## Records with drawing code
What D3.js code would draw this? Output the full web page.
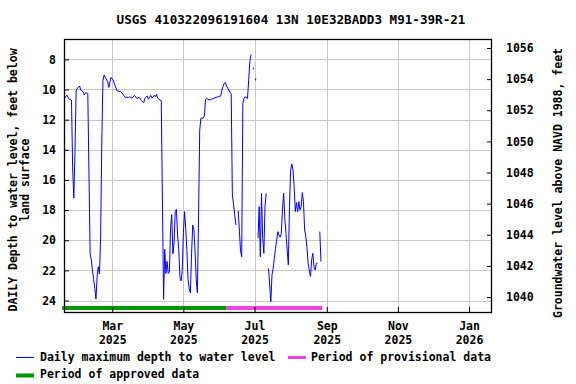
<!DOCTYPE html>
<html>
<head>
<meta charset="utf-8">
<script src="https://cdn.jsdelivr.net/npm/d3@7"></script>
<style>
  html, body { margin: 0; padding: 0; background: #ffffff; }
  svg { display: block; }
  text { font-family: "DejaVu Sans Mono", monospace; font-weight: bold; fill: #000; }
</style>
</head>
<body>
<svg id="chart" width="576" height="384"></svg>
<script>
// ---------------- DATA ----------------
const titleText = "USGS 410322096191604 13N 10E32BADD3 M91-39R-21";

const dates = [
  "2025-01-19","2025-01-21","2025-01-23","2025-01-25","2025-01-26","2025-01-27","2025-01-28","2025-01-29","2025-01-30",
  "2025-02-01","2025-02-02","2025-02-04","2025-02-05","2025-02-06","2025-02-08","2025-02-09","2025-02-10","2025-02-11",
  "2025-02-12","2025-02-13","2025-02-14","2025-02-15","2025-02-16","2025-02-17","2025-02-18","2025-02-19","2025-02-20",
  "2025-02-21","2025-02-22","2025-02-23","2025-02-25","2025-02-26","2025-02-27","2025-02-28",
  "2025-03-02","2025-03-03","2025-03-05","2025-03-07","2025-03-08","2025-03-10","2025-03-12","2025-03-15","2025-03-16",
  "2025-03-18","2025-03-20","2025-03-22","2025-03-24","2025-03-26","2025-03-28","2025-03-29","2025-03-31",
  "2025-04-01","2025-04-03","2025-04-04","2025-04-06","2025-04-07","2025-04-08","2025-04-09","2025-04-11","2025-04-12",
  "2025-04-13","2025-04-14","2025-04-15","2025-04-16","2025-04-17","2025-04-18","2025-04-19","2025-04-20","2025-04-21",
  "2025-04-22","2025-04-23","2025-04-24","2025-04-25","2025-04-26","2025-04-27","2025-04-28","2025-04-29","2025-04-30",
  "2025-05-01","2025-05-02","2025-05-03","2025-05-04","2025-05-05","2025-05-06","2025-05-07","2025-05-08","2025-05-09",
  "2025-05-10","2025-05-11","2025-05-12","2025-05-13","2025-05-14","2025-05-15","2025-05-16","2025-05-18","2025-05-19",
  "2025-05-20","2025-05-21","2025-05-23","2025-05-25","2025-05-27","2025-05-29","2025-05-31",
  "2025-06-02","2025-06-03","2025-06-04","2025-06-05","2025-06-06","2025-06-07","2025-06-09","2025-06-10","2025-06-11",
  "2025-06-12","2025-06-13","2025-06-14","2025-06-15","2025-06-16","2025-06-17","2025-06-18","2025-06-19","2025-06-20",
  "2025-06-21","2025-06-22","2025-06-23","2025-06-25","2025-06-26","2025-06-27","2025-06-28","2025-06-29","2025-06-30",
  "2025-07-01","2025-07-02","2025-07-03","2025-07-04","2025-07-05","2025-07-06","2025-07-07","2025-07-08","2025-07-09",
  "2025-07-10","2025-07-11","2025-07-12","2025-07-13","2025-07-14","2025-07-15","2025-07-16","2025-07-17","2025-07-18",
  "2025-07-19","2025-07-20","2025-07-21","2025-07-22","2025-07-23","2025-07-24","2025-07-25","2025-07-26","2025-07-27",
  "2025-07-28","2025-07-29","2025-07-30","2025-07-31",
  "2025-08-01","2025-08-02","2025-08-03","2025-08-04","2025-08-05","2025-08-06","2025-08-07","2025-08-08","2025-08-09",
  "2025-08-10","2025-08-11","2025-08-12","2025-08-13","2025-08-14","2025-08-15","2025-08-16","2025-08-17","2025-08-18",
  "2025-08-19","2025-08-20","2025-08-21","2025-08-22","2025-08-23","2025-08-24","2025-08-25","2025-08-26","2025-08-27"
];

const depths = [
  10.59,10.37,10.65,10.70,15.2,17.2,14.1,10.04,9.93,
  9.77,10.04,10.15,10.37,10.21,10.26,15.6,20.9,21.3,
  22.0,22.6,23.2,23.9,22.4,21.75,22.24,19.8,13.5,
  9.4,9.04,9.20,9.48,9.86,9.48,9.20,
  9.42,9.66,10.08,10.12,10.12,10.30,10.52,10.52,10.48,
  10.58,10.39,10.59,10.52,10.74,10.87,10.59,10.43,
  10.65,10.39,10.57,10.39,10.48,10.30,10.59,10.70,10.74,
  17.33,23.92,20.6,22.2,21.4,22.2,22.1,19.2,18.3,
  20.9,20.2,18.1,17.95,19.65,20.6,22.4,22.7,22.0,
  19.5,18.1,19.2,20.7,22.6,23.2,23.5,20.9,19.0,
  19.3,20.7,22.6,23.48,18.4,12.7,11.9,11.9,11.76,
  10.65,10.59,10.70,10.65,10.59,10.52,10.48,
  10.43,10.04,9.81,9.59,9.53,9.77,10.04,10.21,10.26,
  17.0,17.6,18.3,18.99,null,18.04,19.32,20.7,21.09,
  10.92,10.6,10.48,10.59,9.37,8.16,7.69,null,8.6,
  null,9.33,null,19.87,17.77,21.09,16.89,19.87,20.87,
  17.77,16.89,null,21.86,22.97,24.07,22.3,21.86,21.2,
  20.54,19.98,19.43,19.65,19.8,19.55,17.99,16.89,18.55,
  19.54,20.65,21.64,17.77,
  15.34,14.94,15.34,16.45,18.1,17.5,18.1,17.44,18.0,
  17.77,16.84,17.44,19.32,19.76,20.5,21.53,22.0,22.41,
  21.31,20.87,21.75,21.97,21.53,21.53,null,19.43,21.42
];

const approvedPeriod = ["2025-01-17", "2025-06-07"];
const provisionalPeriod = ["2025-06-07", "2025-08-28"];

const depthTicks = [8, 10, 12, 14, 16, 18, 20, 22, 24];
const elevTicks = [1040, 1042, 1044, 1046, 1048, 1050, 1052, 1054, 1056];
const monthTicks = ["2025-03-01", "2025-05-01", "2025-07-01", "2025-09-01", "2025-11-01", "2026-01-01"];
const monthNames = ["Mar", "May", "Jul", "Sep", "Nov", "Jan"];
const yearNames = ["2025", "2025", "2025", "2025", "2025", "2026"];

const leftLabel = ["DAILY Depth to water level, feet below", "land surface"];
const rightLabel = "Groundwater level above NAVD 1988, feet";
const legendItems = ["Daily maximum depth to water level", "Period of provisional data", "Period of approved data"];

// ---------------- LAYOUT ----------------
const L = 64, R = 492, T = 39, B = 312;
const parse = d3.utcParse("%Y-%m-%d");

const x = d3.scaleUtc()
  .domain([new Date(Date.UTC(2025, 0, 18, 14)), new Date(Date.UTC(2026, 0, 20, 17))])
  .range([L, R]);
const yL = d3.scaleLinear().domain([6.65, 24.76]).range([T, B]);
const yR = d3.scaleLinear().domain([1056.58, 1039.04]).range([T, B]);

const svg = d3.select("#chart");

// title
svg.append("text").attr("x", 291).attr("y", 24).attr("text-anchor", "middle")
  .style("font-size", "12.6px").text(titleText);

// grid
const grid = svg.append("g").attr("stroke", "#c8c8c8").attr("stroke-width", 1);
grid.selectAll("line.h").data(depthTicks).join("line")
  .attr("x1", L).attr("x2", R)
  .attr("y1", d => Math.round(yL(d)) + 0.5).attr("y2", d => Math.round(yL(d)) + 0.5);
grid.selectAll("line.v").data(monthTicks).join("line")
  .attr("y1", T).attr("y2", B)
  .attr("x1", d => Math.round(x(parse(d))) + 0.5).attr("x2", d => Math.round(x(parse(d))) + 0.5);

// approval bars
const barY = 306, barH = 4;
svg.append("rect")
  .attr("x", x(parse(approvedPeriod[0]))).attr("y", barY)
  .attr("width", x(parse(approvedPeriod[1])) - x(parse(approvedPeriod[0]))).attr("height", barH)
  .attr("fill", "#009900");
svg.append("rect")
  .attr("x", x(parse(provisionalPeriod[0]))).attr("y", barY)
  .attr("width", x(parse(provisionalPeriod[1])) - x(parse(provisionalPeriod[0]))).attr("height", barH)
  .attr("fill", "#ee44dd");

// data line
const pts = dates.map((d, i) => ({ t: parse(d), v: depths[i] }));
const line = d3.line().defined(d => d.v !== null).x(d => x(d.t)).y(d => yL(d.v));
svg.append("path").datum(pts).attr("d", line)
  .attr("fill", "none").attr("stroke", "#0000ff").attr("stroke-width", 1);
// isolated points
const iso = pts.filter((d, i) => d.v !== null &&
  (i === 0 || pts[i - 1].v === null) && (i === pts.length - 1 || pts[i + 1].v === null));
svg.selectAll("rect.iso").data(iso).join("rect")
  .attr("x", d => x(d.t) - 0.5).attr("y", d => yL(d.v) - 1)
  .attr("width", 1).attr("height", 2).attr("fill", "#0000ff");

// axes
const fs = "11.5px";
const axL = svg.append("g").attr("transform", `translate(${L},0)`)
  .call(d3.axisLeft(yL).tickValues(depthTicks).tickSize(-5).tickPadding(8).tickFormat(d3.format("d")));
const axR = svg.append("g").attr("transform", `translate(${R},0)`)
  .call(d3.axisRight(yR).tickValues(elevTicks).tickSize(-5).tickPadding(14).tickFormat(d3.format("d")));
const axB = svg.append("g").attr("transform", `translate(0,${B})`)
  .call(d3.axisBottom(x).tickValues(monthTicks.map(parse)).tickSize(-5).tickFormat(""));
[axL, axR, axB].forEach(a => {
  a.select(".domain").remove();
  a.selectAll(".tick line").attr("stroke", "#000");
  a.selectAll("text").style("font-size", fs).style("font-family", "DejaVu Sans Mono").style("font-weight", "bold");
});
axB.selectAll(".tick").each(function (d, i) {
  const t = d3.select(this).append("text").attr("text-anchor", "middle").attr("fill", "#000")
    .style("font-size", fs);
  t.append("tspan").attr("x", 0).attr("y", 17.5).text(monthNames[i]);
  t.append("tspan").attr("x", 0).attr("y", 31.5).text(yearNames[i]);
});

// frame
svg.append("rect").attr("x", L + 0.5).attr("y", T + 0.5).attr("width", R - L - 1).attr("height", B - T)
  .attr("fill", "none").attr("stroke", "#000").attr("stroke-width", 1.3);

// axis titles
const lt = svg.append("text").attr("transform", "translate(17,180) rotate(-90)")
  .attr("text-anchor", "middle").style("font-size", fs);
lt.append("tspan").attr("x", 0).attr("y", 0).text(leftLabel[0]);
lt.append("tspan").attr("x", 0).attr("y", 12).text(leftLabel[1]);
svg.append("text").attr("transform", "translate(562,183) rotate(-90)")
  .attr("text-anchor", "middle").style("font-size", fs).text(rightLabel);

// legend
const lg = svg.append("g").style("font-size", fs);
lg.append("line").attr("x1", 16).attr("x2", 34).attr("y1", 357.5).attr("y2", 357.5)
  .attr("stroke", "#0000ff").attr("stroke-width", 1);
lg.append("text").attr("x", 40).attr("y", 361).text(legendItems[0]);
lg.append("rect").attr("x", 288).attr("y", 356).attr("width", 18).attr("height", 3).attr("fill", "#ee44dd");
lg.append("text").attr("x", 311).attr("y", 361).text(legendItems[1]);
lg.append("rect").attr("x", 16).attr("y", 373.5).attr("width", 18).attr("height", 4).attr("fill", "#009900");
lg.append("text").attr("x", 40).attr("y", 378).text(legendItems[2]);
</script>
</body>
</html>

==

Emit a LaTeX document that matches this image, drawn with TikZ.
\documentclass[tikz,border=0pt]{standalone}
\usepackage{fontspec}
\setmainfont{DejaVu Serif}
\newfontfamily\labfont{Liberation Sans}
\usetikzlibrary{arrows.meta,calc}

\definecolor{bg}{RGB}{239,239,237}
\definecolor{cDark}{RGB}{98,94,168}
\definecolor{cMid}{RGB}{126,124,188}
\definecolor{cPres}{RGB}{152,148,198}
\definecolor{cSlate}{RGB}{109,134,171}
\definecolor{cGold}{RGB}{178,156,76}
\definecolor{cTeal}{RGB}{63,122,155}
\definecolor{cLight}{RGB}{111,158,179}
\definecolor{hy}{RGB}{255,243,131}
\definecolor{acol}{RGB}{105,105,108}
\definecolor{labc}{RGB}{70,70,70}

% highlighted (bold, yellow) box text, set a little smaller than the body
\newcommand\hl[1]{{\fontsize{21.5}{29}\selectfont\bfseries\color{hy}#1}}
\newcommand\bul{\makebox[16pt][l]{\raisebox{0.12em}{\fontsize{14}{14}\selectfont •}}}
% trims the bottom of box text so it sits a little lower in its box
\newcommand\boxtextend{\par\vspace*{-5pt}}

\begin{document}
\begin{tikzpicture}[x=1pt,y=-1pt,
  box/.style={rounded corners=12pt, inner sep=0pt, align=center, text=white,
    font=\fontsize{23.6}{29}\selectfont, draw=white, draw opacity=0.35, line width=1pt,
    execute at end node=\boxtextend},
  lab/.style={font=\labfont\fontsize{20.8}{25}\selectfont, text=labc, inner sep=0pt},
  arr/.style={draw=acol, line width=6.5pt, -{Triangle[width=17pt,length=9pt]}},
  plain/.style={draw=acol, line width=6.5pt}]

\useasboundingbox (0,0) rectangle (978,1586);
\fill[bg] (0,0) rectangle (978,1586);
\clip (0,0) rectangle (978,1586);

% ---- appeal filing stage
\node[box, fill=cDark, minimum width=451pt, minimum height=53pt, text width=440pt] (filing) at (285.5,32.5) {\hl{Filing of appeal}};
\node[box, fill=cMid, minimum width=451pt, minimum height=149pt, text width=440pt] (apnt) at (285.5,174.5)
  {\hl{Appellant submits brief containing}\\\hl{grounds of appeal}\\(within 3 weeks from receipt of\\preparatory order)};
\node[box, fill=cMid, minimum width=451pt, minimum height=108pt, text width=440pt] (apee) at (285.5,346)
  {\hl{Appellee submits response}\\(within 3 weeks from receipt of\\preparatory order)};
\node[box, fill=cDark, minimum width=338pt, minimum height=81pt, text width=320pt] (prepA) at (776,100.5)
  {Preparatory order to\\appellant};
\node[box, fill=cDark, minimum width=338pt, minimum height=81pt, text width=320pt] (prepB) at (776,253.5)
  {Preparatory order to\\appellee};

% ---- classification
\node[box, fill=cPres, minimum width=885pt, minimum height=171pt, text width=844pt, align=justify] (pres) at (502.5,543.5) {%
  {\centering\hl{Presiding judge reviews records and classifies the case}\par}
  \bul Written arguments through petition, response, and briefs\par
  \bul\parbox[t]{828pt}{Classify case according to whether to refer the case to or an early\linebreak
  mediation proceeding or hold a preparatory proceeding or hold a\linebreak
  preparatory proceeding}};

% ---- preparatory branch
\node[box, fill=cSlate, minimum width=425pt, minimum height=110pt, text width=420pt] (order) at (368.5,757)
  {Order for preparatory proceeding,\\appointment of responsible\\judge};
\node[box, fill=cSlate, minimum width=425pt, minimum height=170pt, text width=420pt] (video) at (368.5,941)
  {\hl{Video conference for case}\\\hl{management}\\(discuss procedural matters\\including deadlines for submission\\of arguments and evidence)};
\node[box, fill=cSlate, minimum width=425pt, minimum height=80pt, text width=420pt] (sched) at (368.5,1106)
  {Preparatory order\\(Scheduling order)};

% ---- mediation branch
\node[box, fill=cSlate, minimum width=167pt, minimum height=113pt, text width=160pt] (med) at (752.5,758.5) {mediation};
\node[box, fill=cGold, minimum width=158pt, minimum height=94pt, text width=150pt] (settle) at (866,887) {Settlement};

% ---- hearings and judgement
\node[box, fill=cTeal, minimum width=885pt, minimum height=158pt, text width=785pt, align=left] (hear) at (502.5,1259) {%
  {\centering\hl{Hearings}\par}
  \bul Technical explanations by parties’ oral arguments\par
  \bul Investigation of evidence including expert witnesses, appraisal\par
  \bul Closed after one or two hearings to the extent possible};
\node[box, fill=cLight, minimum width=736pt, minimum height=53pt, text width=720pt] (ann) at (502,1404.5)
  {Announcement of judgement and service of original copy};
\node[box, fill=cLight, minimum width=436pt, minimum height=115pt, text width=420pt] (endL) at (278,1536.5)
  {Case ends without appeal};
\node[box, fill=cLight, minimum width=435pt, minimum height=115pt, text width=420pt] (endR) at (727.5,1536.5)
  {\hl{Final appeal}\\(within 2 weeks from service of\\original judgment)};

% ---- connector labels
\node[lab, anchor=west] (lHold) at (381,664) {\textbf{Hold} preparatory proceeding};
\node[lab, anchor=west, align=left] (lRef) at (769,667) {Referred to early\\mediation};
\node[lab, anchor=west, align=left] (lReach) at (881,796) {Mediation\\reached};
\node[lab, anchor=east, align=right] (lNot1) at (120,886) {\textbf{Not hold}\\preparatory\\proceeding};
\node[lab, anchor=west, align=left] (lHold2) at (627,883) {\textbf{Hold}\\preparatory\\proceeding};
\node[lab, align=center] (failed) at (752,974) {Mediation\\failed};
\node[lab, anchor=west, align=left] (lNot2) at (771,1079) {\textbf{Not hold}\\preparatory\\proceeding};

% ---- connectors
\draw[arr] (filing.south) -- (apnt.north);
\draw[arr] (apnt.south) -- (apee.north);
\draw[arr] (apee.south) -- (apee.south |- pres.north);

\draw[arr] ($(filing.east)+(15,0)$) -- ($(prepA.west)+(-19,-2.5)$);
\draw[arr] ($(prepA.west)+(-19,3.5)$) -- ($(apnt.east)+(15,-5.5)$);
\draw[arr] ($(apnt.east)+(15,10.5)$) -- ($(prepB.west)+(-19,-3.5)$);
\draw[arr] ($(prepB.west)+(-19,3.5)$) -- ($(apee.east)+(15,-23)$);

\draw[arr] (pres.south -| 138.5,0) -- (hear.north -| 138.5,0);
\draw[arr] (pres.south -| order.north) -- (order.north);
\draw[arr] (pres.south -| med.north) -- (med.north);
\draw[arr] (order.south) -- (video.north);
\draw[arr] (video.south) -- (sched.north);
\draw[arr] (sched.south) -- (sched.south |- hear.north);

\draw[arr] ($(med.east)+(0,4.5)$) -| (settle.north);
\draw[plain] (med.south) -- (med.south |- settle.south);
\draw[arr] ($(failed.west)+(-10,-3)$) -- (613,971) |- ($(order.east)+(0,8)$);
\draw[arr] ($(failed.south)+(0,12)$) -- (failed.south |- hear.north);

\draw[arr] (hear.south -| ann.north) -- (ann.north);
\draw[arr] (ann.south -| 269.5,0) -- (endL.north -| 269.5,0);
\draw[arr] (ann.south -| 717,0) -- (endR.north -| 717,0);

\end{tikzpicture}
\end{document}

## Description of the task
Find each line that has the word "this", then copy it out.

## Exercise solution
What D3.js code would draw this? Output the full web page.
  const t = d3.select(this).append("text").attr("text-anchor", "middle").attr("fill", "#000")
Emit a LaTeX document that matches this image, drawn with TikZ.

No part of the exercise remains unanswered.